§ **INFORMATION PROVIDED**:
□ □ □ □ □ □ □

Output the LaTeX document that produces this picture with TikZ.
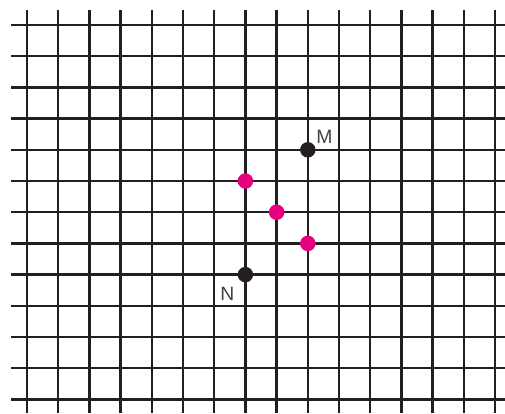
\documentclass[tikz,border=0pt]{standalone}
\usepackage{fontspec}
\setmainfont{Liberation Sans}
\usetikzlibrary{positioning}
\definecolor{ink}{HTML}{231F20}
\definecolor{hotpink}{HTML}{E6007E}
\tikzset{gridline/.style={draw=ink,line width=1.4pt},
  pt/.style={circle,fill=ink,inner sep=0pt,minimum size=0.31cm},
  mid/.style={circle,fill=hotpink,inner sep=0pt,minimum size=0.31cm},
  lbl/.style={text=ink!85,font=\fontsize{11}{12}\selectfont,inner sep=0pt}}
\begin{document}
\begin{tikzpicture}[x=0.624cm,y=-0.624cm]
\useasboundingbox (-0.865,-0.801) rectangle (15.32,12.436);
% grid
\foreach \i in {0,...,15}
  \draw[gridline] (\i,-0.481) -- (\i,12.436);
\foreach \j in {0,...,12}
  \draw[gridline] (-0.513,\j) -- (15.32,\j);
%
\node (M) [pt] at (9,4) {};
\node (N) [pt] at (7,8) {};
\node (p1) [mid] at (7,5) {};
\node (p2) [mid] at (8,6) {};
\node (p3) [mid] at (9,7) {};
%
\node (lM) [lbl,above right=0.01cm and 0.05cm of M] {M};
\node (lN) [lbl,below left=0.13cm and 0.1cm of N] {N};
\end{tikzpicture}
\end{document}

□ □ □ □ □ □ □

§ **GOAL OF THE EXERCISE**:
Omit the pictures, and quote the material above exactly as given.

§ **OUTPUT OF THE TASK**:
Output the LaTeX document that produces this picture with TikZ.
\documentclass[tikz,border=0pt]{standalone}
\usepackage{fontspec}
\setmainfont{Liberation Sans}
\usetikzlibrary{positioning}
\definecolor{ink}{HTML}{231F20}
\definecolor{hotpink}{HTML}{E6007E}
\tikzset{gridline/.style={draw=ink,line width=1.4pt},
  pt/.style={circle,fill=ink,inner sep=0pt,minimum size=0.31cm},
  mid/.style={circle,fill=hotpink,inner sep=0pt,minimum size=0.31cm},
  lbl/.style={text=ink!85,font=\fontsize{11}{12}\selectfont,inner sep=0pt}}
\begin{document}
\begin{tikzpicture}[x=0.624cm,y=-0.624cm]
\useasboundingbox (-0.865,-0.801) rectangle (15.32,12.436);
% grid
\foreach \i in {0,...,15}
  \draw[gridline] (\i,-0.481) -- (\i,12.436);
\foreach \j in {0,...,12}
  \draw[gridline] (-0.513,\j) -- (15.32,\j);
%
\node (M) [pt] at (9,4) {};
\node (N) [pt] at (7,8) {};
\node (p1) [mid] at (7,5) {};
\node (p2) [mid] at (8,6) {};
\node (p3) [mid] at (9,7) {};
%
\node (lM) [lbl,above right=0.01cm and 0.05cm of M] {M};
\node (lN) [lbl,below left=0.13cm and 0.1cm of N] {N};
\end{tikzpicture}
\end{document}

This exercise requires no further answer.